= Audrey M. Shuey =

American psychologist

Audrey Mary Shuey (1900–1977) was an American psychologist and writer. She served as the Chair of the Department of Psychology at Randolph-Macon Women's College.

==Early life==
Audrey M. Shuey was born in 1900. Shuey took her B.A. at the University of Illinois, her M.A. at Wellesley College, and her Ph.D. at Columbia University where she was a student of Henry Garrett.

==Career==
Shuey served as the Chair of the Department of Psychology at Randolph-Macon Woman's College.
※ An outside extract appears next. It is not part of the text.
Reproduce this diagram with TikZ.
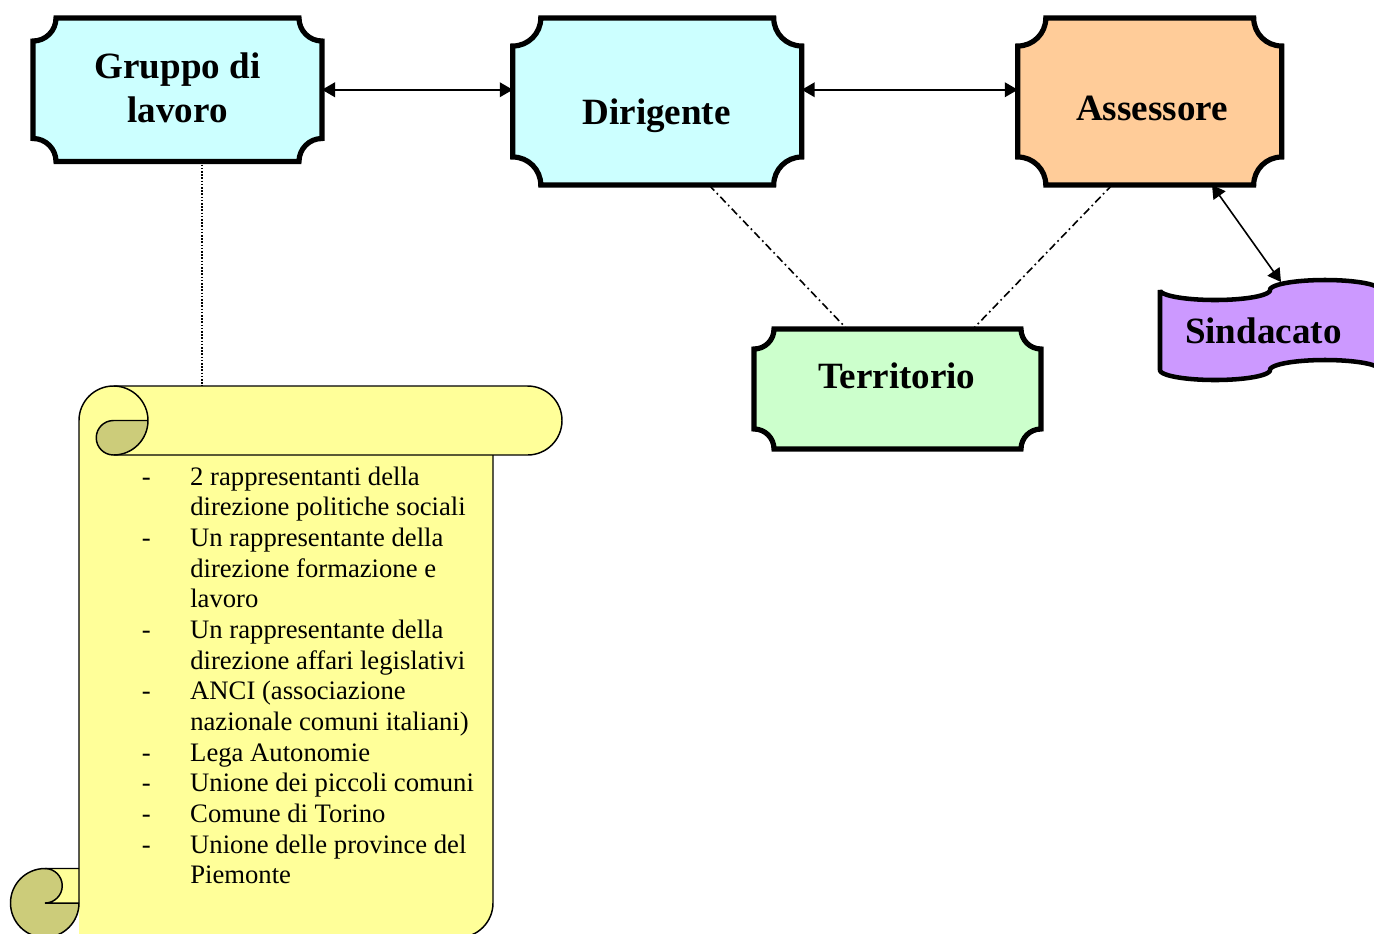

Shuey published the book The Testing of Negro Intelligence (1958, 2nd ed., 1966) surveying and summarizing the results of 40 years of intelligence tests involving whites and blacks. It argued that race is a biological reality, not a social construct, emphasizing that the 15-point Black-White average IQ difference remained constant from the 1910s to the 1960s, across all regions of the U.S., as well as in Canada and Jamaica. The publication and distribution of her book was funded by Wickliffe Draper and the Pioneer Fund, which is an institution connected to fascists, in a bid to counter the desegregation of the American school system following Brown vs. Board of Education.

==Reception==
The scholar Graham Richards noted that Shuey's text relied on unpublished material like masters and doctoral theses, many of which originated in the Deep South, that some pre-1940s material that she used contained methodological flaws, and that she overstated the consistency of her sources.

Shuey was also accused of ignoring many other studies which refuted the studies used in her book.

The psychologist Hans Eysenck praised Shuey's work in 1971.

==Death==
Shuey died in 1977.

==Publications==
- Shuey, Audrey M. (1966). The Testing of Negro Intelligence (2nd ed.). New York: Social Science Press.